Data
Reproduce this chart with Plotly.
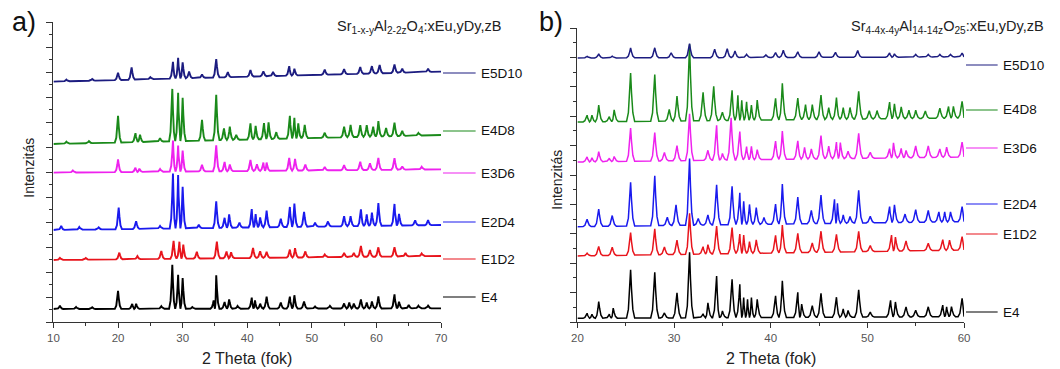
import plotly.graph_objects as go

W, H = 1060, 369

# ---------------- DATA ----------------
names = ["E4", "E1D2", "E2D4", "E3D6", "E4D8", "E5D10"]
colors = ["#000000", "#e8141c", "#1a1aee", "#ee22ee", "#1a8a1a", "#1c1c80"]

# Panel a: Sr1-x-yAl2-2zO4  (baseline start/end, peaks as (2theta, height))
a_base = {"E4": (39, 41), "E1D2": (186, 198), "E2D4": (276, 291),
          "E3D6": (448, 458), "E4D8": (534, 561), "E5D10": (721, 751)}
a_peaks = {
    "E4": [(11.0, 10), (13.5, 6), (16.0, 5), (20.0, 54), (22.2, 15), (22.8, 15), (26.7, 8),
           (28.4, 132), (29.3, 102), (30.0, 92), (31.5, 5), (34.8, 25), (35.2, 100), (36.5, 20),
           (37.2, 28), (38.5, 8), (40.7, 33), (41.2, 25), (42.0, 15), (43.0, 36), (45.2, 18),
           (46.6, 36), (47.3, 40), (48.8, 21), (50.5, 6), (52.8, 8), (55.0, 15), (55.8, 18),
           (56.5, 15), (57.6, 27), (58.5, 18), (59.3, 21), (60.3, 36), (62.8, 42), (63.5, 20),
           (65.0, 10), (66.5, 8), (68.0, 8)],
    "E1D2": [(11.0, 6), (15.0, 5), (20.2, 20), (23.0, 9), (26.7, 24), (28.6, 54), (29.5, 51),
             (30.1, 42), (32.2, 20), (35.3, 50), (36.8, 20), (37.5, 18), (40.9, 30), (42.0, 20),
             (43.0, 18), (46.6, 24), (47.4, 28), (49.0, 18), (52.0, 8), (55.0, 12), (56.5, 12),
             (57.6, 33), (59.0, 20), (60.3, 28), (62.8, 28), (64.5, 10), (67.0, 8)],
    "E2D4": [(11.2, 12), (14.0, 8), (17.0, 6), (20.1, 65), (22.8, 23), (26.5, 8), (28.5, 165),
             (29.3, 160), (30.0, 125), (32.5, 10), (35.2, 80), (36.5, 30), (37.2, 40), (38.8, 15),
             (40.7, 55), (41.3, 40), (42.0, 30), (43.0, 50), (45.2, 25), (46.6, 60), (47.3, 70),
             (48.8, 45), (50.5, 12), (52.5, 15), (55.0, 30), (56.0, 30), (57.6, 50), (58.5, 35),
             (59.3, 40), (60.3, 68), (62.8, 65), (63.5, 35), (66.0, 15), (68.0, 15)],
    "E3D6": [(13.0, 6), (20.0, 38), (22.7, 13), (23.3, 10), (26.5, 8), (28.5, 93), (29.3, 78),
             (30.0, 63), (33.0, 20), (35.2, 78), (36.5, 28), (37.3, 20), (40.5, 33), (41.5, 20),
             (42.5, 25), (43.0, 25), (46.5, 38), (47.4, 35), (49.0, 18), (52.0, 10), (55.0, 15),
             (57.5, 25), (59.0, 20), (60.3, 36), (62.8, 35), (64.0, 10), (67.0, 8)],
    "E4D8": [(12.0, 6), (15.5, 6), (20.0, 80), (22.7, 27), (23.4, 22), (26.5, 10), (28.4, 157),
             (29.3, 145), (30.0, 130), (33.0, 62), (35.2, 136), (36.4, 35), (37.3, 40), (38.3, 15),
             (40.5, 48), (41.3, 40), (42.6, 48), (43.3, 50), (44.5, 20), (46.6, 68), (47.3, 62),
             (47.9, 45), (48.9, 40), (52.0, 15), (55.0, 32), (56.0, 37), (57.5, 35), (58.5, 35),
             (59.5, 30), (60.3, 46), (61.5, 25), (62.8, 40), (64.0, 15), (66.5, 8)],
    "E5D10": [(12.0, 5), (16.0, 5), (20.0, 22), (22.1, 37), (25.0, 6), (28.5, 50), (29.3, 62),
              (30.0, 48), (31.0, 20), (33.0, 10), (35.2, 55), (37.0, 15), (40.5, 20), (42.5, 15),
              (44.0, 12), (46.5, 28), (47.3, 20), (52.0, 15), (55.0, 15), (57.5, 20), (59.3, 22),
              (60.5, 25), (62.8, 25), (64.0, 12), (68.0, 10)],
}
a_label_y = {"E5D10": 747, "E4D8": 573, "E3D6": 447, "E2D4": 300, "E1D2": 189, "E4": 75}

# Panel b: Sr4-4x-4yAl14-14zO25
b_base = {"E4": (11, 16), "E1D2": (198, 216), "E2D4": (286, 301),
          "E3D6": (480, 495), "E4D8": (600, 612), "E5D10": (792, 795)}
b_peaks = {
    "E4": [(21.0, 15), (21.5, 12), (22.2, 50), (23.3, 12), (23.7, 30), (25.5, 145), (28.0, 137),
           (29.0, 15), (30.3, 75), (31.6, 197), (33.0, 12), (33.5, 45), (34.4, 125), (35.0, 20),
           (36.0, 115), (36.8, 100), (37.2, 60), (37.6, 55), (38.0, 60), (38.6, 55), (40.5, 65),
           (41.2, 110), (42.8, 75), (43.2, 40), (44.3, 35), (45.2, 72), (46.8, 60), (47.5, 25),
           (48.0, 20), (49.1, 82), (50.3, 15), (52.4, 50), (52.9, 45), (54.0, 30), (55.0, 20),
           (56.3, 30), (57.8, 35), (58.2, 30), (58.7, 30), (59.8, 55)],
    "E1D2": [(21.0, 8), (22.2, 28), (23.6, 25), (25.5, 68), (28.0, 78), (29.0, 23), (30.3, 43),
             (31.6, 123), (33.0, 22), (33.5, 28), (34.4, 83), (36.0, 78), (36.8, 58), (37.2, 55),
             (37.8, 35), (38.5, 40), (40.5, 53), (41.2, 83), (42.8, 58), (44.3, 28), (45.2, 63),
             (46.8, 53), (49.1, 61), (50.3, 18), (52.5, 48), (52.9, 42), (54.0, 30), (56.3, 22),
             (57.8, 32), (58.5, 30), (59.8, 40)],
    "E2D4": [(21.0, 22), (22.2, 52), (23.6, 32), (25.5, 131), (28.0, 150), (29.3, 25), (30.2, 62),
             (31.6, 200), (32.5, 20), (33.5, 30), (34.4, 120), (36.0, 115), (36.8, 95), (37.2, 70),
             (37.8, 60), (38.5, 50), (39.3, 20), (40.5, 60), (41.2, 120), (42.8, 80), (44.2, 40),
             (45.2, 85), (46.6, 72), (46.9, 60), (47.5, 25), (48.2, 20), (49.1, 98), (50.3, 20),
             (52.3, 48), (52.8, 53), (53.9, 25), (55.0, 38), (56.3, 35), (57.4, 30), (58.0, 30),
             (58.6, 30), (59.8, 45)],
    "E3D6": [(21.0, 15), (21.5, 12), (22.2, 30), (23.3, 10), (23.8, 15), (25.5, 100), (28.0, 85),
             (29.0, 25), (30.3, 45), (31.6, 140), (33.5, 30), (34.4, 105), (35.0, 20), (35.9, 127),
             (36.8, 85), (37.5, 40), (38.0, 40), (38.6, 30), (40.5, 55), (41.2, 85), (42.8, 55),
             (43.5, 35), (44.2, 30), (45.2, 70), (46.0, 38), (46.8, 50), (47.2, 48), (48.0, 22),
             (49.1, 75), (50.3, 18), (52.3, 28), (52.7, 45), (53.5, 28), (54.0, 22), (55.0, 35),
             (56.3, 35), (57.5, 25), (58.2, 30), (59.8, 45)],
    "E4D8": [(21.0, 20), (21.5, 20), (22.2, 50), (23.3, 15), (23.8, 35), (25.5, 145), (28.0, 140),
             (29.5, 35), (30.3, 75), (31.6, 230), (33.0, 85), (34.1, 103), (35.0, 25), (36.0, 90),
             (36.6, 75), (37.0, 60), (37.5, 55), (38.0, 45), (38.6, 60), (40.5, 65), (41.2, 110),
             (42.8, 65), (43.6, 45), (44.3, 45), (45.2, 73), (46.0, 35), (46.8, 65), (47.5, 35),
             (48.2, 35), (49.1, 83), (50.2, 25), (51.0, 25), (52.3, 50), (52.8, 45), (53.5, 35),
             (54.3, 25), (55.0, 25), (56.0, 22), (57.5, 30), (58.4, 35), (58.9, 35), (59.8, 50)],
    "E5D10": [(21.0, 5), (22.2, 12), (23.6, 5), (25.5, 30), (28.0, 30), (29.7, 15), (31.6, 42),
              (34.2, 25), (35.5, 27), (36.3, 20), (37.5, 10), (39.5, 8), (40.5, 15), (41.3, 22),
              (42.8, 17), (45.0, 17), (46.7, 15), (49.0, 20), (52.3, 13), (52.8, 10), (55.0, 8),
              (56.3, 8), (57.5, 8), (58.6, 8), (59.8, 12)],
}
b_label_y = {"E5D10": 771, "E4D8": 636, "E3D6": 522, "E2D4": 354, "E1D2": 264, "E4": 30}

a_xrange, a_yrange = (10, 70), (0, 900)
b_xrange, b_yrange = (20, 60), (0, 882)

# ------------- layout geometry (pixels) -------------
A_L, A_R, A_T, A_B = 48, 440, 22, 322
B_L, B_R, B_T, B_B = 578, 969, 28, 322


def build(base, peaks, xr, halfw):
    """Polyline for a pattern: baseline (linear drift) plus peak vertices."""
    b0, b1 = base
    bl = lambda x: b0 + (b1 - b0) * (x - xr[0]) / (xr[1] - xr[0])
    pk = sorted(peaks)
    xs, ys = [xr[0]], [bl(xr[0])]
    for i, (p, h) in enumerate(pk):
        gl = p - pk[i - 1][0] if i > 0 else 9
        gr = pk[i + 1][0] - p if i < len(pk) - 1 else 9
        wl = min(halfw, 0.5 * gl)
        wr = min(halfw, 0.5 * gr)
        for x, f in ((p - wl, 0.0), (p - wl * 0.55, 0.18), (p - wl * 0.22, 0.6), (p, 1.0),
                     (p + wr * 0.22, 0.6), (p + wr * 0.55, 0.18), (p + wr, 0.0)):
            x = min(max(x, xr[0]), xr[1])
            xs.append(x)
            ys.append(bl(x) + f * h)
    xs.append(xr[1]); ys.append(bl(xr[1]))
    return xs, ys


fig = go.Figure()
for n, c in zip(names, colors):
    x, y = build(a_base[n], a_peaks[n], a_xrange, 0.5)
    fig.add_trace(go.Scatter(x=x, y=y, mode="lines", line=dict(color=c, width=1.9),
                             xaxis="x", yaxis="y", showlegend=False, hoverinfo="skip"))
    x, y = build(b_base[n], b_peaks[n], b_xrange, 0.42)
    fig.add_trace(go.Scatter(x=x, y=y, mode="lines", line=dict(color=c, width=1.5),
                             xaxis="x2", yaxis="y2", showlegend=False, hoverinfo="skip"))

font = "Liberation Sans, Arial, sans-serif"
axcommon = dict(showline=True, linecolor="#333", linewidth=1, ticks="outside", tickcolor="#333",
                showgrid=False, zeroline=False, mirror=False,
                tickfont=dict(family=font, size=11.5, color="#555"))

fig.update_layout(
    width=W, height=H, margin=dict(l=0, r=0, t=0, b=0),
    paper_bgcolor="white", plot_bgcolor="white",
    xaxis=dict(domain=[A_L / W, A_R / W], range=list(a_xrange), anchor="y", dtick=10, tick0=10,
               ticklen=5, minor=dict(dtick=5, ticklen=3, ticks="outside", tickcolor="#333"), **axcommon),
    yaxis=dict(domain=[1 - A_B / H, 1 - A_T / H], range=list(a_yrange), anchor="x", dtick=75,
               ticklen=6, showticklabels=False,
               minor=dict(dtick=37.5, ticklen=3, ticks="outside", tickcolor="#333"), **axcommon),
    xaxis2=dict(domain=[B_L / W, B_R / W], range=list(b_xrange), anchor="y2", dtick=10, tick0=20,
                ticklen=5, minor=dict(dtick=5, ticklen=3, ticks="outside", tickcolor="#333"), **axcommon),
    yaxis2=dict(domain=[1 - B_B / H, 1 - B_T / H], range=list(b_yrange), anchor="x2", dtick=88.2,
                ticklen=6, showticklabels=False,
                minor=dict(dtick=44.1, ticklen=3, ticks="outside", tickcolor="#333"), **axcommon),
)

shapes, ann = [], []


def labels(label_y, yr, xa, ya, xl):
    for n, c in zip(names, colors):
        fy = (label_y[n] - yr[0]) / (yr[1] - yr[0])
        shapes.append(dict(type="line", xref=f"{xa} domain", yref=f"{ya} domain",
                           x0=1.005, x1=xl, y0=fy, y1=fy, line=dict(color=c, width=1.2)))
        ann.append(dict(text=n, xref=f"{xa} domain", yref=f"{ya} domain", x=xl + 0.008, y=fy,
                        xanchor="left", yanchor="middle", showarrow=False,
                        font=dict(family=font, size=13.5, color="#111")))


labels(a_label_y, a_yrange, "x", "y", 1 + 35 / (A_R - A_L))
labels(b_label_y, b_yrange, "x2", "y2", 1 + 34 / (B_R - B_L))

txt = dict(showarrow=False, xref="paper", yref="paper", font=dict(family=font, size=14.5, color="#222"))
ax_t = dict(showarrow=False, xref="paper", yref="paper", font=dict(family=font, size=16, color="#222"))
ylab = dict(showarrow=False, xref="paper", yref="paper", font=dict(family=font, size=14, color="#222"))
big = dict(showarrow=False, xref="paper", yref="paper", font=dict(family=font, size=27, color="#111"))
ann += [
    dict(text="a)", x=4 / W, y=1 - 22 / H, xanchor="left", yanchor="middle", **big),
    dict(text="b)", x=537 / W, y=1 - 22 / H, xanchor="left", yanchor="middle", **big),
    dict(text="Sr<sub>1-x-y</sub>Al<sub>2-2z</sub>O<sub>4</sub>:xEu,yDy,zB", x=333 / W, y=1 - 27 / H,
         xanchor="left", yanchor="middle", **txt),
    dict(text="Sr<sub>4-4x-4y</sub>Al<sub>14-14z</sub>O<sub>25</sub>:xEu,yDy,zB", x=853 / W, y=1 - 27 / H,
         xanchor="left", yanchor="middle", **txt),
    dict(text="2 Theta (fok)", x=(A_L + A_R) / 2 / W, y=1 - 358 / H, xanchor="center", yanchor="middle", **ax_t),
    dict(text="2 Theta (fok)", x=(B_L + B_R) / 2 / W, y=1 - 358 / H, xanchor="center", yanchor="middle", **ax_t),
    dict(text="Intenzitás", x=23 / W, y=1 - 168 / H, xanchor="center", yanchor="middle", textangle=-90, **ylab),
    dict(text="Intenzitás", x=557 / W, y=1 - 180 / H, xanchor="center", yanchor="middle", textangle=-90, **ylab),
]
fig.update_layout(shapes=shapes, annotations=ann)
fig.write_html("out.html")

Goal of the exercise
Please take the lines from the beginning of the data above through the line holding "W, H = 1060, 369" and transcribe them exactly, without any pictures.

Problem solution
Reproduce this chart with Plotly.
import plotly.graph_objects as go

W, H = 1060, 369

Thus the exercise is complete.